Wednesday, August 01, 2007

Plastic Futures Debut to Boost China's Petrochem Industry

Plastic futures (linear low-density polyethylene, or LLDPE) premiered Tuesday at Dalian Commodity Exchange in Dalian, a coastal city in northeast China's Liaoning Province.

The move would help boost development of China's petrochemical industry, Li Yongwu, head of China Petroleum and Chemical Industry Association, said.

Li said China depended heavily on imported petrochemical products. The start of plastic futures trading would be conducive to hedging against risks for downstream enterprises of the petrochemical industry. It would give China influence in international plastic markets.

Shang Fulin, head of China Securities Regulatory Commission, rang the bell at the Dalian exchange to launch trading.

He said China's futures industry was growing rapidly with product innovation accelerating.

The revised regulations on futures trading had taken effect, providing legal guarantees for the steady development of the market, Shang said.

China launched its first futures exchange in Zhengzhou, capital of the central Henan Province, in October 1990.
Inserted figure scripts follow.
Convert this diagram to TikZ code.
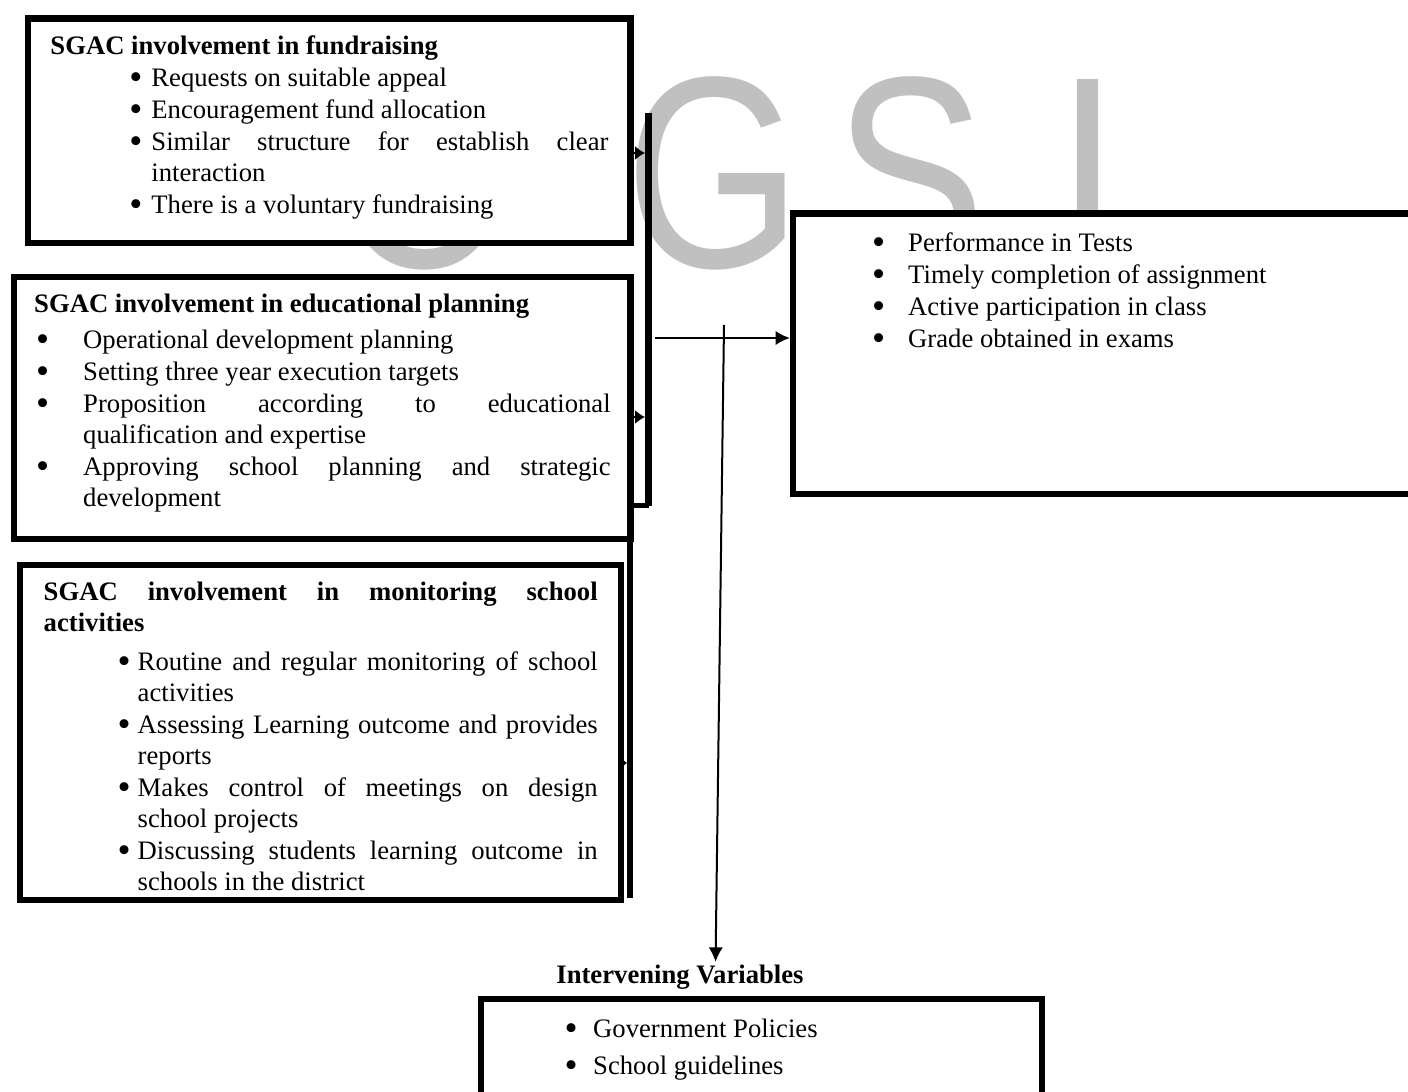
\documentclass[tikz,border=0pt]{standalone}
\usepackage{fontspec}
\setmainfont{Liberation Serif}
\newfontfamily\wmfont{Liberation Sans}
\usepackage{tikz}
\usetikzlibrary{arrows.meta}
\definecolor{wm_gray}{RGB}{192,192,192}
\newlength{\px}\setlength{\px}{0.45pt}
\newlength{\bulletoff}\newlength{\textoff}
\newcommand{\bset}[2]{\setlength{\bulletoff}{#1\px}\setlength{\textoff}{#2\px}\setlength{\baselineskip}{31\px}\setlength{\parskip}{1\px}}
\newcommand{\bitem}[1]{\hangindent=\textoff\hangafter=1\noindent\makebox[\textoff][l]{\hspace*{\bulletoff}\raisebox{-1.4pt}{\scalebox{1.4}{\textbullet}}}#1\par}
\newcommand{\bottomgap}[1]{\par\kern#1\px\hrule height0pt}

\begin{document}
\begin{tikzpicture}[x=0.45pt,y=-0.45pt,>={Latex[length=6.5pt,width=6.5pt]}]
    \tikzstyle{box}=[draw, line width=2.9pt, fill=white, anchor=north west, align=justify, font=\fontsize{12}{14}\selectfont, inner ysep=0pt]
    \tikzstyle{wm}=[text=wm_gray, font=\wmfont\fontsize{123}{123}\selectfont, inner sep=0pt, anchor=base]
    \tikzstyle{bus}=[line width=3pt]
    \tikzstyle{arr}=[-{Latex[length=4.5pt,width=6.5pt]}, line width=1.2pt]

    \useasboundingbox (0,0) rectangle (1408,1092);
    \clip (0,0) rectangle (1408,1092);
    \fill[white] (0,0) rectangle (1408,1092);

    % watermark
    \node[wm] (wmO) at (425,267)  {\scalebox{0.83}[1]{O}};
    \node[wm] (wmG) at (714,267)  {\scalebox{0.83}[1]{G}};
    \node[wm] (wmS) at (910,267)  {\scalebox{0.83}[1]{S}};
    \node[wm] (wmI) at (1088,267) {\scalebox{0.83}[1]{I}};

    % independent variables
    \node[box, text width=251.1pt, inner xsep=9.9pt, minimum width=271.1pt, minimum height=100.8pt] (fund) at (25,15.5) {\bset{79}{101}%
      \textbf{SGAC involvement in fundraising}\par
      \bitem{Requests  on suitable appeal}
      \bitem{Encouragement fund allocation}
      \bitem{Similar structure for establish clear\linebreak interaction}
      \bitem{There is a voluntary fundraising}
      \bottomgap{7}};
    \node[box, text width=259.4pt, inner xsep=9pt, minimum width=277.4pt, minimum height=117.9pt] (plan) at (11,273.5) {\bset{2}{49}%
      \textbf{SGAC involvement in educational planning}\par\vspace{4\px}
      \bitem{Operational development planning}
      \bitem{Setting three year execution targets}
      \bitem{Proposition according to educational\linebreak qualification and expertise}
      \bitem{Approving school planning and strategic\linebreak development}
      \bottomgap{10}};
    \node[box, text width=249.3pt, inner xsep=10.35pt, minimum width=270.45pt, minimum height=150.75pt] (mon) at (17,561.5) {\bset{74}{94}%
      \rule{0pt}{26\px}\textbf{SGAC involvement in monitoring school\linebreak activities}\par\vspace{7\px}
      \bitem{Routine and regular monitoring  of school\linebreak activities}
      \bitem{Assessing Learning outcome and provides\linebreak reports}
      \bitem{Makes control  of meetings on design\linebreak school projects}
      \bitem{Discussing students learning outcome  in\linebreak schools in  the district}};

    % dependent variable
    \node[box, text width=272.7pt, inner xsep=9.9pt, minimum width=292.5pt, minimum height=126pt] (dep) at (790,210.5) {\bset{57}{93}%
      \bitem{Performance in Tests}
      \bitem{Timely completion of assignment}
      \bitem{Active participation in class}
      \bitem{Grade obtained in exams}
      \bottomgap{125}};

    % intervening variables
    \node[inner sep=1pt, anchor=base, font=\fontsize{12}{14}\selectfont\bfseries] (ivlabel) at (680,983) {Intervening Variables};
    \node[box, text width=232.65pt, inner xsep=9.9pt, minimum width=252.45pt, minimum height=47pt] (intv) at (477.5,995.5) {\bset{62}{90.5}%
      \bitem{Government Policies}\vspace{5\px}
      \bitem{School guidelines}
      \bottomgap{3}};

    % connectors
    \coordinate (b1) at (648.5,113);
    \coordinate (b2) at (648.5,505.5);
    \coordinate (t1) at (645,153);
    \coordinate (t2) at (645,417);
    \coordinate (t3) at (627,763);
    \coordinate (h0) at (655,338);
    \coordinate (v0) at (724,325);

    \draw[bus] (b1) -- (b2);
    \draw[line width=2.5pt] (b2) -- (plan.east |- b2);
    \draw[line width=2.7pt] (630,505.5) -- (630,898);
    \draw[arr] (fund.east |- t1) -- (t1);
    \draw[arr] (plan.east |- t2) -- (t2);
    \draw[arr, -{Latex[length=2.8pt,width=5.5pt]}] (mon.east |- t3) -- (t3);
    \draw[->, line width=1.1pt] (h0) -- (dep.west |- h0);
    \draw[->, line width=0.9pt] (v0) -- ([xshift=16pt]ivlabel.north);
\end{tikzpicture}
\end{document}
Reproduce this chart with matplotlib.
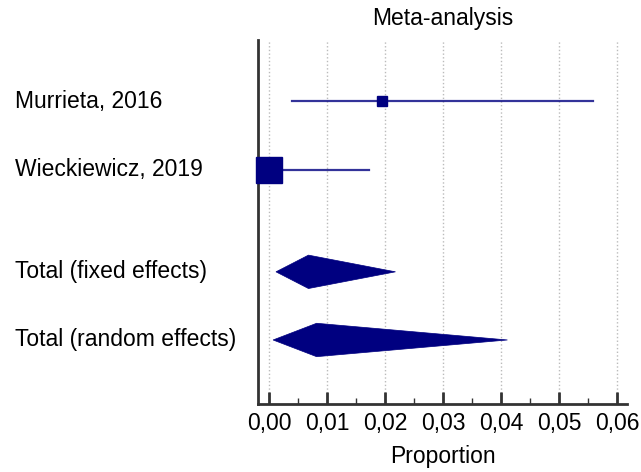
import numpy as np
import matplotlib.pyplot as plt
from matplotlib import transforms
from matplotlib.ticker import FuncFormatter, MultipleLocator

plt.rcParams['font.family'] = ['Liberation Sans', 'DejaVu Sans']

# studies
studies = ["Murrieta, 2016", "Wieckiewicz, 2019"]
study_est = [0.0194, 0.0000]
study_lo = [0.0040, 0.0000]
study_hi = [0.0558, 0.0172]
study_size = [6.5, 18.7]

# pooled estimates
totals = ["Total (fixed effects)", "Total (random effects)"]
tot_est = [0.0068, 0.0082]
tot_lo = [0.0012, 0.0007]
tot_hi = [0.0218, 0.0411]

xticks = [0.00, 0.01, 0.02, 0.03, 0.04, 0.05, 0.06]

navy = '#000080'
fs = 16.5
fig = plt.figure(figsize=(6.41, 4.72), dpi=100)
ax = fig.add_axes([0.4025, 0.144, 0.5755, 0.771])

study_y = [1, 2]
tot_y = [3.5, 4.5]

for y, e, lo, hi, s in zip(study_y, study_est, study_lo, study_hi, study_size):
    ax.plot([lo, hi], [y, y], color=navy, lw=1.6, alpha=0.8, zorder=3)
    ax.plot(e, y, marker='s', ms=s, color=navy, mec=navy, zorder=4, clip_on=False)

h = 0.245
for y, e, lo, hi in zip(tot_y, tot_est, tot_lo, tot_hi):
    ax.fill([lo, e, hi, e], [y, y - h, y, y + h], color=navy, lw=0.5, zorder=3)

ax.set_xlim(-0.0019, 0.0617)
ax.set_ylim(5.44, 0.10)
ax.set_xticks(xticks)
ax.xaxis.set_minor_locator(MultipleLocator(0.005))
ax.xaxis.set_major_formatter(FuncFormatter(lambda v, p: ('%.2f' % v).replace('.', ',')))
ax.tick_params(axis='x', which='major', direction='in', length=9, width=2, color='#333333',
               labelsize=fs, pad=6)
ax.tick_params(axis='x', which='minor', direction='in', length=4, width=1, color='#333333')
ax.set_yticks([])
ax.grid(axis='x', which='major', color='#bbbbbb', ls=':', lw=1)

for side in ['top', 'right']:
    ax.spines[side].set_visible(False)
for side in ['left', 'bottom']:
    ax.spines[side].set_linewidth(2)
    ax.spines[side].set_color('#333333')

ax.set_xlabel('Proportion', fontsize=fs, labelpad=7)
ax.set_title('Meta-analysis', fontsize=fs, pad=11)

trans = transforms.blended_transform_factory(fig.transFigure, ax.transData)
for lab, y in zip(studies + totals, study_y + tot_y):
    ax.text(15 / 641, y, lab, transform=trans, fontsize=fs, ha='left', va='center')

fig.savefig('out.png', dpi=100)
Seventeen futures items are traded on the Chinese mainland, including cotton, sugar, wheat, soybean, maize, LLDPE, copper, aluminum, natural rubber and fuel oil.

According to the China Futures Association, Chinese futures markets in four exchanges - two in Shanghai, one in Zhengzhou and one in Dalian - recorded 14.5 trillion yuan (US$1.9 trillion) in first-half turnover, a growth rate of 43.5 percent from the same period last year.